Built in the 1940s the Octagon was the auction ring for the famous Cattle Market until 1970. Since then it has been used as a store by the owners HDC, but in 2014 they deemed it ‘Surplus to requirements’ and HDC’s then leader, Jason Ablewhite, offered the freehold to the Town Council for it to be used as the Town’s maintenance depot. Having just decided on a new depot off Hill Rise the Town Council turned the offer down.
Available for rent?
The building was then put up for rent and some businesses showed interest, including Toms Cakes and Carl Boreman who wanted to knock it down and run a club/bar. Residents were concerned and decided to form a group to Save the Octagon (STO). After a while, commercial interest declined, largely because of HDC’s lethargy in dealing with the matter and STO, which had raised £50,000 in grants and sponsorship became the only interested party.
Following praise from HDC officers for STOs proposals to run the Octagon as a daily ‘farmers style’ market with tourist information and events and community use, on 6 July 2015 Cllr Ablewhite proposed HDC repair the outside of the building if STO could do the inside work. STO confirmed that this was possible as long as a lease was granted within 12 months, a condition required for the £35k Grantscape funds.
Nothing more was forthcoming until September 2015 when Cllr Ablewhite informed STO that HDC were no longer pursuing any commercial activity for the building and that STO should change its name as ‘it is not relevant now that it (the building) is protected’.
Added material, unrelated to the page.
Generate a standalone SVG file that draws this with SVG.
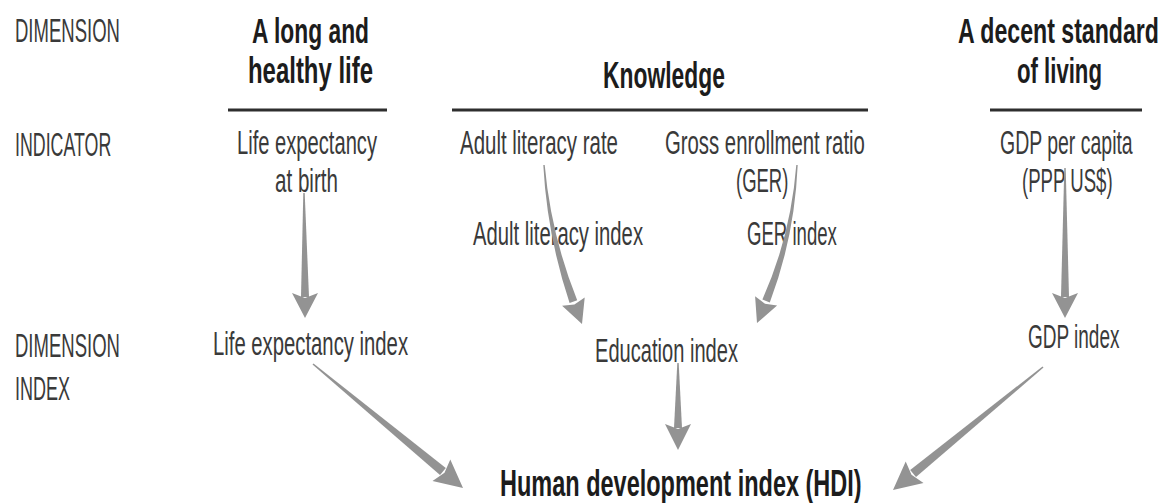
<svg xmlns="http://www.w3.org/2000/svg" width="1168" height="503" viewBox="0 0 1168 503">
  <style>
    text { font-family: "Liberation Sans", Arial, sans-serif; }
    .lbl { font-size: 33px; fill: #3a3a3a; }
    .head { font-size: 36px; font-weight: bold; fill: #1c1c1c; }
    .rule { stroke: #2e2e2e; stroke-width: 3; }
    .arr { fill: #939393; stroke: none; }
  </style>
  <rect width="1168" height="503" fill="#ffffff"/>

  <!-- row labels (condensed lettering via horizontal scale) -->
  <g id="row-labels">
    <text class="lbl" transform="translate(15,42) scale(0.561,1)">DIMENSION</text>
    <text class="lbl" transform="translate(15,156) scale(0.540,1)">INDICATOR</text>
    <text class="lbl" transform="translate(15,357) scale(0.561,1)">DIMENSION</text>
    <text class="lbl" transform="translate(15,400) scale(0.546,1)">INDEX</text>
  </g>

  <!-- dimensions -->
  <g id="dim-health">
    <text class="head" transform="translate(252,43) scale(0.634,1)">A long and</text>
    <text class="head" transform="translate(248,83) scale(0.665,1)">healthy life</text>
    <line class="rule" x1="228" y1="110" x2="387" y2="110"/>
  </g>
  <g id="dim-knowledge">
    <text class="head" transform="translate(603,88) scale(0.635,1)">Knowledge</text>
    <line class="rule" x1="452" y1="110" x2="868" y2="110"/>
  </g>
  <g id="dim-living">
    <text class="head" transform="translate(958,43) scale(0.643,1)">A decent standard</text>
    <text class="head" transform="translate(1017,83) scale(0.616,1)">of living</text>
    <line class="rule" x1="990" y1="110" x2="1142" y2="110"/>
  </g>

  <!-- indicators -->
  <g id="ind-life">
    <text class="lbl" transform="translate(237,154) scale(0.611,1)">Life expectancy</text>
    <text class="lbl" transform="translate(275,192) scale(0.624,1)">at birth</text>
  </g>
  <g id="ind-literacy">
    <text class="lbl" transform="translate(460,154) scale(0.620,1)">Adult literacy rate</text>
  </g>
  <g id="ind-ger">
    <text class="lbl" transform="translate(665,154) scale(0.616,1)">Gross enrollment ratio</text>
    <text class="lbl" transform="translate(736,192) scale(0.56,1)">(GER)</text>
  </g>
  <g id="ind-gdp">
    <text class="lbl" transform="translate(1000,154) scale(0.590,1)">GDP per capita</text>
    <text class="lbl" transform="translate(1022,192) scale(0.564,1)">(PPP US$)</text>
  </g>

  <!-- sub-indices -->
  <g id="idx-literacy">
    <text class="lbl" transform="translate(473,245) scale(0.614,1)">Adult literacy index</text>
  </g>
  <g id="idx-ger">
    <text class="lbl" transform="translate(747,245) scale(0.564,1)">GER index</text>
  </g>

  <!-- dimension indices -->
  <g id="idx-life">
    <text class="lbl" transform="translate(213,355) scale(0.615,1)">Life expectancy index</text>
  </g>
  <g id="idx-education">
    <text class="lbl" transform="translate(595,362) scale(0.609,1)">Education index</text>
  </g>
  <g id="idx-gdp">
    <text class="lbl" transform="translate(1028,348) scale(0.576,1)">GDP index</text>
  </g>

  <!-- composite index -->
  <g id="hdi">
    <text class="head" transform="translate(500,496) scale(0.653,1)">Human development index (HDI)</text>
  </g>

  <!-- tapered arrows: thin tail widening into the head -->
  <g id="connectors">
    <!-- life expectancy at birth -> life expectancy index -->
    <path class="arr" d="M303.3,193 L304.7,193 L309,297 L301,297 Z"/>
    <path class="arr" d="M292,293 L305,298 L318,293 L305,318 Z"/>

    <!-- adult literacy rate -> education index -->
    <path class="arr" d="M543.3,165 Q547.1,235.4 569.6,303.1 L577.2,300.3 Q550.9,234.6 544.7,165 Z"/>
    <path class="arr" d="M562.1,305.8 L574.4,304.5 L584.7,297.6 L582,324 Z"/>

    <!-- GER -> education index -->
    <path class="arr" d="M796.3,165 Q790.8,236 762.4,299.4 L769.8,302.4 Q794.6,237 797.7,165 Z"/>
    <path class="arr" d="M755.1,296.3 L765,303.7 L777.1,305.5 L757,323 Z"/>

    <!-- GDP per capita -> GDP index -->
    <path class="arr" d="M1064.3,168 L1065.7,168 L1069,297 L1061,297 Z"/>
    <path class="arr" d="M1052,293 L1065,298 L1078,293 L1065,318 Z"/>

    <!-- life expectancy index -> HDI -->
    <path class="arr" d="M312.5,364.6 L313.5,363.4 L445.8,468 L440,475 Z"/>
    <path class="arr" d="M432.5,481 L444.5,472.7 L450.3,459.4 L463,488 Z"/>

    <!-- education index -> HDI -->
    <path class="arr" d="M677.3,363 L678.7,363 L682,428 L674,428 Z"/>
    <path class="arr" d="M665,424 L678,429 L691,424 L678,450 Z"/>

    <!-- GDP index -> HDI -->
    <path class="arr" d="M1042.5,366.4 L1043.5,367.6 L916,477 L910.2,470 Z"/>
    <path class="arr" d="M905.7,461.4 L911.5,474.7 L923.5,483 L893,490 Z"/>
  </g>
</svg>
Following a request for clarification of the lease process from STO, Cllr. Ablewhite replied ‘There is no need to ask this extremely long plethora of questions … We will be in touch in due course’ and the following month he said ‘Please get the message, We will get back to you in due course’.
So who saved the Octagon?
In March 2016 posters appeared stating that Clirs Davis and Dickinson had ‘Saved The Octagon’ and were looking ‘to find a sustainable outcome that isn’t going to cost the taxpayers of St lves hundreds of thousand of pounds’.
With the grant deadline fast approaching, STO made one more attempt to get a lease and approached HDCs new leader. At first HDCs Corporate Director, Nigel McCurdy, seemed keen to arrange one in time but after returning from his holiday this was later rescinded and STO were told that HDC thought their plans, once considered very good, were now not good enough.
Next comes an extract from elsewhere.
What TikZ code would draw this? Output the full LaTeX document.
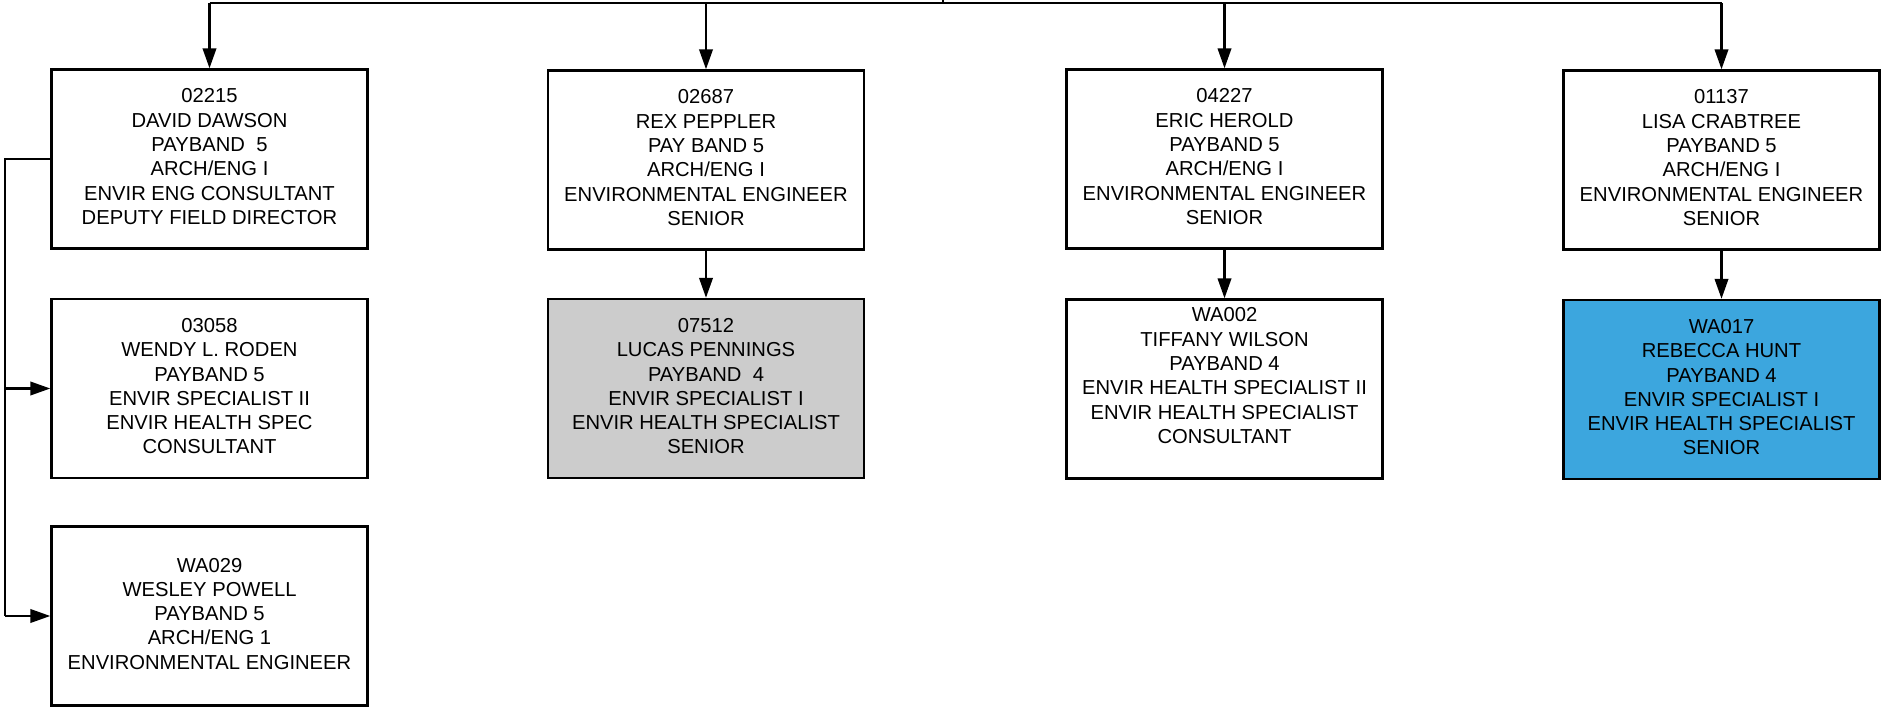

So STO’s grants were returned and the group disbanded while HDC spent £50,000 of taxpayers money on repairing the outside of the building.
A year later in July 2017, Hyperion put forward plans to use the Octagon for auctions and develop their existing site next door into one of the areas largest antiques centres. HDCs response this time came from Cllr Angela Dickinson who was less than encouraging. She wrote ‘After serious consideration it was felt that your proposal did not meet the criteria HDC is looking for.’